Nevertheless, public disclosure on tech-talk is probably also a good way to
get the author's attention should they be busy with other tasks :-)
I had another look at Mantis 291 and it does appear that this is probably
one and the same as the gcc bug that is mentioned in the release notes. To
confirm that conclusion I am requesting that you let us know what version of
gcc was used. Thanks in advance.
PS: Here is my addition to the release notes concerning the GCC bug:
During testing of R3.14.9 I see a bug showing up only in optimized builds on
Linux using g++ 3.2.3 that I don't see with other compilers. This bug
appears to be related to failure of this particular compiler to follow the
strict alias rules specified in the standard when optimizing the byte
swapping templates installed for R3.14.9.
Problems
Red hat Linux g++ 3.2.3 when -O3 is specified
No problems
mingw g++ 3.4.2 -O3
Tornado 2.02 g++ -O2
Microsoft C++ 2005 full optimization builds
PPS: Sorry about neglecting to jump on this earlier.
Jeff
-----Original Message-----
From: [email protected] [mailto:[email protected]]
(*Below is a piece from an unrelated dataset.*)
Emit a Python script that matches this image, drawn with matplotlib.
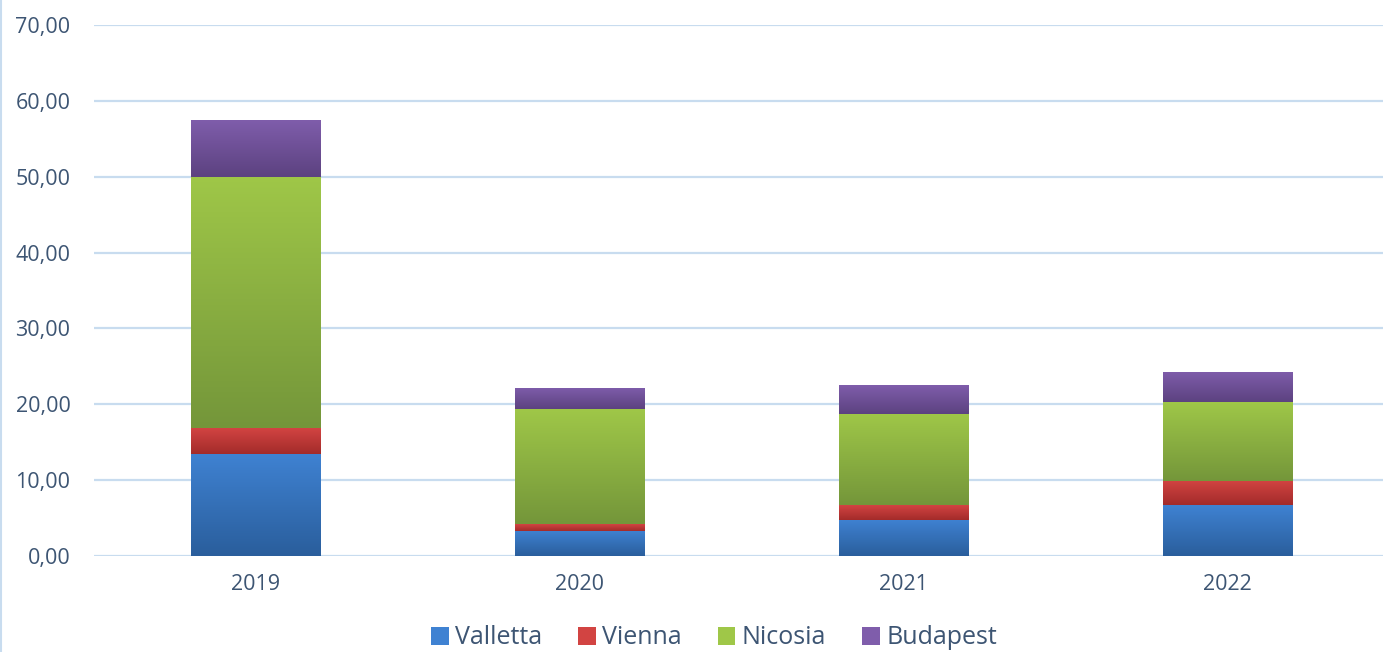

On Behalf Of Andrew Johnson
Sent: Friday, August 17, 2007 8:49 AM
To: Dirk Zimoch
Cc: EPICS Tech Talk; Ralph Lange
Subject: Re: Possible Bug in 3.14.9 Access Security on mv2100
Dirk Zimoch wrote:
In May, I reported a bug to the Mantis bugtracker which has not even been
assigned until now. (Maybe posting it to tech-talk helps.)
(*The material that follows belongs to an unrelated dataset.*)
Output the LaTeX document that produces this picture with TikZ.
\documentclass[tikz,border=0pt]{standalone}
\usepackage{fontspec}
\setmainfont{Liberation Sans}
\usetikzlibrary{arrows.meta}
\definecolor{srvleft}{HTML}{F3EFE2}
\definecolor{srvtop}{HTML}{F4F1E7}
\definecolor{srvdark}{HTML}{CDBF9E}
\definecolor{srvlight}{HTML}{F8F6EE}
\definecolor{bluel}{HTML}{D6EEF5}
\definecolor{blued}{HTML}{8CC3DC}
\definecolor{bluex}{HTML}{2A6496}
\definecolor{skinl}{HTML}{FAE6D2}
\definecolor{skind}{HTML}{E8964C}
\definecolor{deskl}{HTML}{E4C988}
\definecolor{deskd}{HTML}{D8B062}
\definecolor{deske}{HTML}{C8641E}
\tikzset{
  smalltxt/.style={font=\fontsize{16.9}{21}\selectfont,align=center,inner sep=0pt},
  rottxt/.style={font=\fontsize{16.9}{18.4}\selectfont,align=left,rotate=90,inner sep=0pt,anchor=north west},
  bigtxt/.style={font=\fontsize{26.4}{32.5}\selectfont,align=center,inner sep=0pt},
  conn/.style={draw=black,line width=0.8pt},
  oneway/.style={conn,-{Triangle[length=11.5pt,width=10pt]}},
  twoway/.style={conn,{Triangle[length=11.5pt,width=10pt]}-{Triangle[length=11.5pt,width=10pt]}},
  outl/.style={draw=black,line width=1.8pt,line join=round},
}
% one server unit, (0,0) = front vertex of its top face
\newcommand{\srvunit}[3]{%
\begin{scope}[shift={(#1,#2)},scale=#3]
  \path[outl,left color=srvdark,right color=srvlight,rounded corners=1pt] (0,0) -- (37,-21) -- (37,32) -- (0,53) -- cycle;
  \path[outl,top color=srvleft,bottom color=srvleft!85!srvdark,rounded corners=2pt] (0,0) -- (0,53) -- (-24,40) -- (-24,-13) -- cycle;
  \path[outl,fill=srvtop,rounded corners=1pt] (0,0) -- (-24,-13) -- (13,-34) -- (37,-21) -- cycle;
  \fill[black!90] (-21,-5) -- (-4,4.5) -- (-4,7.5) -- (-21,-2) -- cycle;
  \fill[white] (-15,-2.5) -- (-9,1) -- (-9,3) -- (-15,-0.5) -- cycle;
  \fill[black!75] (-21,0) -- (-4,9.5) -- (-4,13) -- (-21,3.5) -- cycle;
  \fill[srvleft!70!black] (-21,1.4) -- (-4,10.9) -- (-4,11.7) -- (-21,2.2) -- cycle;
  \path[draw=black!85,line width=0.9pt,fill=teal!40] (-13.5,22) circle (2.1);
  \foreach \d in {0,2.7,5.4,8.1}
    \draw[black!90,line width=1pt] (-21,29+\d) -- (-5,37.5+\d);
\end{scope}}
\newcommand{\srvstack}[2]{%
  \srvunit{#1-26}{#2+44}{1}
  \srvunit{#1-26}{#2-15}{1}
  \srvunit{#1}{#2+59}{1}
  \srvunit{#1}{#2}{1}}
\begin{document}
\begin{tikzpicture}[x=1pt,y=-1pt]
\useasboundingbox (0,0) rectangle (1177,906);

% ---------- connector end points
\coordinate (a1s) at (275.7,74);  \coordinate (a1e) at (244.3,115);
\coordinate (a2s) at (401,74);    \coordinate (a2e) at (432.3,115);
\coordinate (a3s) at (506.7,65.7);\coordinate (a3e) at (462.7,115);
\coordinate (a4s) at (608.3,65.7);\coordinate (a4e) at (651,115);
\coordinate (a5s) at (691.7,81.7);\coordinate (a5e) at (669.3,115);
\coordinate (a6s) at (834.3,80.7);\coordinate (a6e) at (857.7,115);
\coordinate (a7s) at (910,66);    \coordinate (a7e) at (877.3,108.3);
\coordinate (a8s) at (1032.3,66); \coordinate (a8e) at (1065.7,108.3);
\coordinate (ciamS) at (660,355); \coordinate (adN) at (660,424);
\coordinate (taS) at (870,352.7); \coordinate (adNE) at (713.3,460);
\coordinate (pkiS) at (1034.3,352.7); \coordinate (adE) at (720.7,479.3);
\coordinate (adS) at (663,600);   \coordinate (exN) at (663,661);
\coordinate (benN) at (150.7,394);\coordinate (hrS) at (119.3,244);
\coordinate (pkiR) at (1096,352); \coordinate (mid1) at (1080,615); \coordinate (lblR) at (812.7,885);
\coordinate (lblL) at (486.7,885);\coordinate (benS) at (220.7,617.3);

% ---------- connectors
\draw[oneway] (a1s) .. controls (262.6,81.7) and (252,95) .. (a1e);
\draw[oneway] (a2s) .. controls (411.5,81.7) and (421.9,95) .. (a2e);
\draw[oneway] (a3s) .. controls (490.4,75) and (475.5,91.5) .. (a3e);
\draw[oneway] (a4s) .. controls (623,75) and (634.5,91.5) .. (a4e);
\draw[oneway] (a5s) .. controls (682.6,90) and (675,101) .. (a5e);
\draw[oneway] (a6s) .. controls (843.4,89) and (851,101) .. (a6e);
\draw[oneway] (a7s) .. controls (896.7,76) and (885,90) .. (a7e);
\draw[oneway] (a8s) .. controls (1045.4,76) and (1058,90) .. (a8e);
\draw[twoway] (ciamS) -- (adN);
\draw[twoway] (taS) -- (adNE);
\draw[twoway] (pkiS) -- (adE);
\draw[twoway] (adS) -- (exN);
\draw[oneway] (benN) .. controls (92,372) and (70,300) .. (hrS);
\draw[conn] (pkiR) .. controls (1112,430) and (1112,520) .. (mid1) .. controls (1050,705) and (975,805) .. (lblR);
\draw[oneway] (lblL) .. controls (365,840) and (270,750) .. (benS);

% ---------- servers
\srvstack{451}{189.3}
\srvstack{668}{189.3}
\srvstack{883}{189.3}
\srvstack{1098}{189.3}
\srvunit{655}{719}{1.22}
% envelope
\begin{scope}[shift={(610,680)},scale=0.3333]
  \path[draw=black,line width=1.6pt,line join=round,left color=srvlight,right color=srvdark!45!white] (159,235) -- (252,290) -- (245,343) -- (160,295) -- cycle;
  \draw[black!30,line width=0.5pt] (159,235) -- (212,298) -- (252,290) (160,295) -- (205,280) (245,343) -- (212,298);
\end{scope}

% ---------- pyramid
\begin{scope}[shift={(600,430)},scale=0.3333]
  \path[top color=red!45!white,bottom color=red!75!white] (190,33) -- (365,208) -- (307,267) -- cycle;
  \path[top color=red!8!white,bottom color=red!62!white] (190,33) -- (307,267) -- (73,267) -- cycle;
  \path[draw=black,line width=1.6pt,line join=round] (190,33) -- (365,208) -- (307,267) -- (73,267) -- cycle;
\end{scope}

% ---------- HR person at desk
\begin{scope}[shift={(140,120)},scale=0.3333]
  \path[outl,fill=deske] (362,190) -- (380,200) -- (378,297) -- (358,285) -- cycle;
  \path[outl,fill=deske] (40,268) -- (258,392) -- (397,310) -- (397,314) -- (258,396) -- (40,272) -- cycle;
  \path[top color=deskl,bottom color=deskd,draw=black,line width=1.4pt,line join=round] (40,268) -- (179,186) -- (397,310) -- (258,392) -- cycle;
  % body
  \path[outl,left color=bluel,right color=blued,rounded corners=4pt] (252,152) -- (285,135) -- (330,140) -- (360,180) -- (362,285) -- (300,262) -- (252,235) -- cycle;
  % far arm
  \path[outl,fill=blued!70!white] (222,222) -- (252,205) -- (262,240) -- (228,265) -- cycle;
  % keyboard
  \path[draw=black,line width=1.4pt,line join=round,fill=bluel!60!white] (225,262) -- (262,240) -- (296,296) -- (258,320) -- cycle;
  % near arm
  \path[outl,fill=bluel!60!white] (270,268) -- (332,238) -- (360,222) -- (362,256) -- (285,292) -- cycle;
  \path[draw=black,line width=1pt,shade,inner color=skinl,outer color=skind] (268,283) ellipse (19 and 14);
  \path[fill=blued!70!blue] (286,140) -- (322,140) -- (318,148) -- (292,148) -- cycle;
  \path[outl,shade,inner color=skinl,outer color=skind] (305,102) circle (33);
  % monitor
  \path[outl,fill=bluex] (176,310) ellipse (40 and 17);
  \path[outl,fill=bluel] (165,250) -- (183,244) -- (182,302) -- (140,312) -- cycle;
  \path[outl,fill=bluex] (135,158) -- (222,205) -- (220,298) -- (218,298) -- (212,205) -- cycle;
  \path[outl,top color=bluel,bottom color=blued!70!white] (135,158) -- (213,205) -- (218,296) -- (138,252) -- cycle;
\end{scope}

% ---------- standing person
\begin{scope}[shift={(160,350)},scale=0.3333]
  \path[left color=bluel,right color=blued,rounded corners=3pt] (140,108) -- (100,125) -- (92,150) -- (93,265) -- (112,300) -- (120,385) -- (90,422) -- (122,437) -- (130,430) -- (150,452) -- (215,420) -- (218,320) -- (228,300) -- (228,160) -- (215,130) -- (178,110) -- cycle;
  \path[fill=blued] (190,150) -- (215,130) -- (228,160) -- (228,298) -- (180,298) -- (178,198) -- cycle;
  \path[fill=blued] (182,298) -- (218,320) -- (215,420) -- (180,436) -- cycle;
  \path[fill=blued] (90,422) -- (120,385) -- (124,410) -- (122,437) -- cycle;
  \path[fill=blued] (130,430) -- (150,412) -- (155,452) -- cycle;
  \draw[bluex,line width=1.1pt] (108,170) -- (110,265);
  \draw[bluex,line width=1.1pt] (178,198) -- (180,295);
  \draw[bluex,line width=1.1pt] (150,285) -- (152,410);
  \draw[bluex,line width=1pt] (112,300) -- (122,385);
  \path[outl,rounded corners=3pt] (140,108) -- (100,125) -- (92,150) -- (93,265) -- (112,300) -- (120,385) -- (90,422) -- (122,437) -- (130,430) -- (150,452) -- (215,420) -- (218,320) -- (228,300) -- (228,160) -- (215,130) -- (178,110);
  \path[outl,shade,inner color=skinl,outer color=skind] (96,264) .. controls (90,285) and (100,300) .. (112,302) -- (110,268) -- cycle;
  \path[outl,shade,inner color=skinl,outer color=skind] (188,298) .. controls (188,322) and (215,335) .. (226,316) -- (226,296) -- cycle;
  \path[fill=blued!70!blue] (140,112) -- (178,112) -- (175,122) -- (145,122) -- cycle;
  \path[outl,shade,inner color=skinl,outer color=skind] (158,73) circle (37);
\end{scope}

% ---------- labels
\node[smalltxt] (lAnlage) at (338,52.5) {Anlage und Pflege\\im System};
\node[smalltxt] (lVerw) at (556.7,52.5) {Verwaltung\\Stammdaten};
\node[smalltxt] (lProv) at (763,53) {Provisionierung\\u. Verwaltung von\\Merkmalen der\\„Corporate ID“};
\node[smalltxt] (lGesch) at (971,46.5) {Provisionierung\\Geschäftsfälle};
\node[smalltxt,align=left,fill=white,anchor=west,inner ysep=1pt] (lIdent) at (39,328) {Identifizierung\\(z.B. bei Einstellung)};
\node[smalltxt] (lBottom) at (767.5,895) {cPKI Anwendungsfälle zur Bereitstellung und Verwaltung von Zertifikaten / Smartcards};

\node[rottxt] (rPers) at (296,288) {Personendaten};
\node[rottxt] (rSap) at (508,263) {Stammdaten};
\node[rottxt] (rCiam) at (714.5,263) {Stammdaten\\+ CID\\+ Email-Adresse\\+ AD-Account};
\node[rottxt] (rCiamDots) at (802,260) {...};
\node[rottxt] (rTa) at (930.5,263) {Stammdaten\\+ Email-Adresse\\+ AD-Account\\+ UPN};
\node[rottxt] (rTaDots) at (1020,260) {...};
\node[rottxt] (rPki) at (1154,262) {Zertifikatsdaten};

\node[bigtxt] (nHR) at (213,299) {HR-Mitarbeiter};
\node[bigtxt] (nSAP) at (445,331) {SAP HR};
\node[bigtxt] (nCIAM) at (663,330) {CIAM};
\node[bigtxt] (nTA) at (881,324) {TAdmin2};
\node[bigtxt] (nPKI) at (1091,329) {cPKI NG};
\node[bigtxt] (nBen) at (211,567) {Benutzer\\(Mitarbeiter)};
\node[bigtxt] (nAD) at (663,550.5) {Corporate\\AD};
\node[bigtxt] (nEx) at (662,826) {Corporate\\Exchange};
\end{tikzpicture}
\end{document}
As a general rule if you *only* use Mantis to report a bug it might go
for some time before even being noticed by the maintainers. Problems in
Base that are described on tech-talk usually get looked at within a day
or two, and that's almost invariably going to be a better and faster
approach to getting fixes (it's much easier to have a conversation using
email than through Mantis bug notes).